[Start Dataset records]

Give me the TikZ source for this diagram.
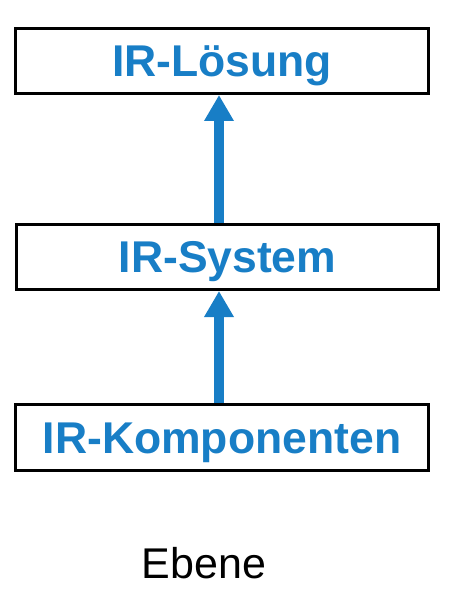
\documentclass[tikz,border=0pt]{standalone}
\usepackage{fontspec}
\setmainfont{Liberation Sans}
\usetikzlibrary{arrows.meta}
\definecolor{irblue}{RGB}{24,126,198}
\tikzset{
  levelbox/.style={draw=black, line width=3pt, inner sep=0pt, outer sep=1.5pt,
    minimum height=65pt, text=irblue,
    font=\fontsize{44.5}{50}\selectfont\bfseries, text height=31.9pt, text depth=0pt},
  uparrow/.style={draw=irblue, line width=10pt, -{Triangle[width=28pt,length=26pt]}}
}
\begin{document}
\begin{tikzpicture}[x=1pt,y=-1pt]
\useasboundingbox (0,0) rectangle (455,591);
\node[levelbox, minimum width=413pt] (top) at (222,61) {IR-Lösung};
\node[levelbox, minimum width=422pt] (mid) at (227.5,257) {IR-System};
\node[levelbox, minimum width=413pt, minimum height=66pt] (bot) at (222,437.5) {IR-Komponenten};
\node[font=\fontsize{43}{50}\selectfont, text height=30.8pt, text depth=0pt, inner sep=0pt] (ebene) at (204,563.5) {Ebene};
\draw[uparrow] ([xshift=-8.5pt]mid.north) -- ([xshift=-3pt]top.south);
\draw[uparrow] ([xshift=-3pt]bot.north) -- ([xshift=-8.5pt]mid.south);
\end{tikzpicture}
\end{document}
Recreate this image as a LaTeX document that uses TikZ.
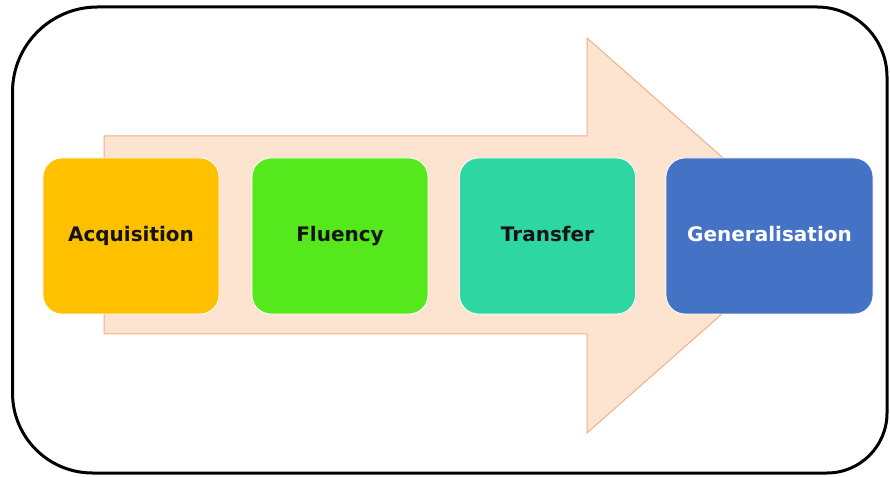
\documentclass[tikz,border=0pt]{standalone}
\usepackage{fontspec}
\setmainfont{DejaVu Sans}
\definecolor{acqc}{HTML}{FFC000}
\definecolor{fluc}{HTML}{55E81C}
\definecolor{trac}{HTML}{2ED6A2}
\definecolor{genc}{HTML}{4472C4}
\definecolor{arrfill}{HTML}{FCE4D0}
\definecolor{arrline}{HTML}{F2B088}
\definecolor{txtc}{HTML}{141414}
\begin{document}
\begin{tikzpicture}[x=1pt,y=1pt,
  stagebox/.style={rounded corners=19pt, minimum height=156pt, inner sep=0pt,
    text height=14.6pt, text depth=4pt,
    font=\fontsize{20}{24}\selectfont\bfseries, text=txtc, draw=white, line width=0.8pt},
  frameline/.style={line width=3pt, draw=black},
  bigarrow/.style={fill=arrfill, draw=arrline, line width=1pt}]
\useasboundingbox (0,0) rectangle (890,476);
% outer frame
\draw[frameline] (12.5,240) -- (12.5,384) arc[start angle=180,end angle=90,radius=85]
  -- (817,469) arc[start angle=90,end angle=0,radius=70]
  -- (887,63) arc[start angle=0,end angle=-90,radius=60]
  -- (92.5,3) arc[start angle=270,end angle=180,radius=80] -- cycle;
% big arrow
\draw[bigarrow] (104,340) -- (587,340) -- (587,438) -- (811,240.5) -- (587,43) -- (587,142) -- (104,142) -- cycle;
% stages
\node[stagebox, fill=acqc, minimum width=176pt] (acq) at (131,240) {Acquisition};
\node[stagebox, fill=fluc, minimum width=176pt] (flu) at (340,240) {Fluency};
\node[stagebox, fill=trac, minimum width=176pt] (tra) at (547.5,240) {Transfer};
\node[stagebox, fill=genc, minimum width=207pt, text=white] (gen) at (769.5,240) {Generalisation};
\end{tikzpicture}
\end{document}
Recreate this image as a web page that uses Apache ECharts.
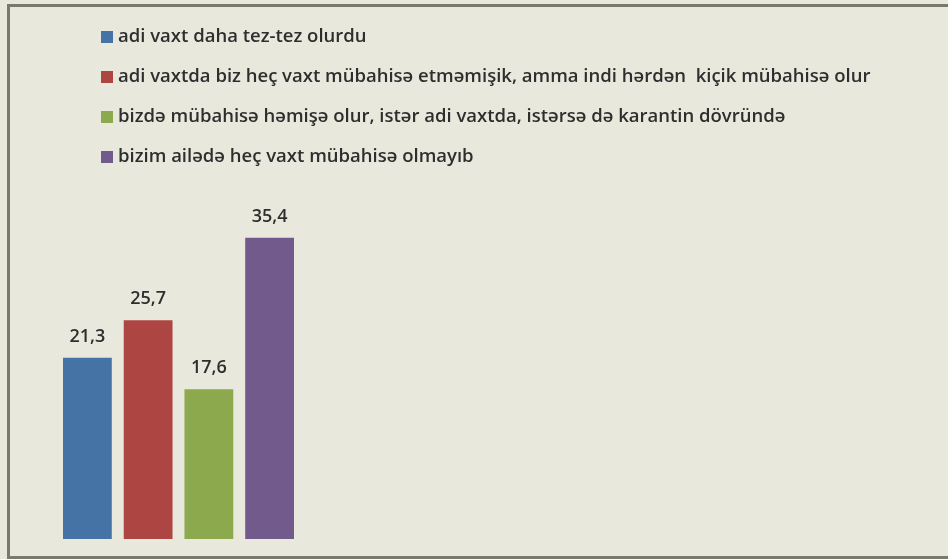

[End Dataset records]

» **Required work**
The records above need to be restated word for word, with the pictures left out.

» **Answer to this task**
Give me the TikZ source for this diagram.
\documentclass[tikz,border=0pt]{standalone}
\usepackage{fontspec}
\setmainfont{Liberation Sans}
\usetikzlibrary{arrows.meta}
\definecolor{irblue}{RGB}{24,126,198}
\tikzset{
  levelbox/.style={draw=black, line width=3pt, inner sep=0pt, outer sep=1.5pt,
    minimum height=65pt, text=irblue,
    font=\fontsize{44.5}{50}\selectfont\bfseries, text height=31.9pt, text depth=0pt},
  uparrow/.style={draw=irblue, line width=10pt, -{Triangle[width=28pt,length=26pt]}}
}
\begin{document}
\begin{tikzpicture}[x=1pt,y=-1pt]
\useasboundingbox (0,0) rectangle (455,591);
\node[levelbox, minimum width=413pt] (top) at (222,61) {IR-Lösung};
\node[levelbox, minimum width=422pt] (mid) at (227.5,257) {IR-System};
\node[levelbox, minimum width=413pt, minimum height=66pt] (bot) at (222,437.5) {IR-Komponenten};
\node[font=\fontsize{43}{50}\selectfont, text height=30.8pt, text depth=0pt, inner sep=0pt] (ebene) at (204,563.5) {Ebene};
\draw[uparrow] ([xshift=-8.5pt]mid.north) -- ([xshift=-3pt]top.south);
\draw[uparrow] ([xshift=-3pt]bot.north) -- ([xshift=-8.5pt]mid.south);
\end{tikzpicture}
\end{document}
Recreate this image as a LaTeX document that uses TikZ.
\documentclass[tikz,border=0pt]{standalone}
\usepackage{fontspec}
\setmainfont{DejaVu Sans}
\definecolor{acqc}{HTML}{FFC000}
\definecolor{fluc}{HTML}{55E81C}
\definecolor{trac}{HTML}{2ED6A2}
\definecolor{genc}{HTML}{4472C4}
\definecolor{arrfill}{HTML}{FCE4D0}
\definecolor{arrline}{HTML}{F2B088}
\definecolor{txtc}{HTML}{141414}
\begin{document}
\begin{tikzpicture}[x=1pt,y=1pt,
  stagebox/.style={rounded corners=19pt, minimum height=156pt, inner sep=0pt,
    text height=14.6pt, text depth=4pt,
    font=\fontsize{20}{24}\selectfont\bfseries, text=txtc, draw=white, line width=0.8pt},
  frameline/.style={line width=3pt, draw=black},
  bigarrow/.style={fill=arrfill, draw=arrline, line width=1pt}]
\useasboundingbox (0,0) rectangle (890,476);
% outer frame
\draw[frameline] (12.5,240) -- (12.5,384) arc[start angle=180,end angle=90,radius=85]
  -- (817,469) arc[start angle=90,end angle=0,radius=70]
  -- (887,63) arc[start angle=0,end angle=-90,radius=60]
  -- (92.5,3) arc[start angle=270,end angle=180,radius=80] -- cycle;
% big arrow
\draw[bigarrow] (104,340) -- (587,340) -- (587,438) -- (811,240.5) -- (587,43) -- (587,142) -- (104,142) -- cycle;
% stages
\node[stagebox, fill=acqc, minimum width=176pt] (acq) at (131,240) {Acquisition};
\node[stagebox, fill=fluc, minimum width=176pt] (flu) at (340,240) {Fluency};
\node[stagebox, fill=trac, minimum width=176pt] (tra) at (547.5,240) {Transfer};
\node[stagebox, fill=genc, minimum width=207pt, text=white] (gen) at (769.5,240) {Generalisation};
\end{tikzpicture}
\end{document}
Recreate this image as a web page that uses Apache ECharts.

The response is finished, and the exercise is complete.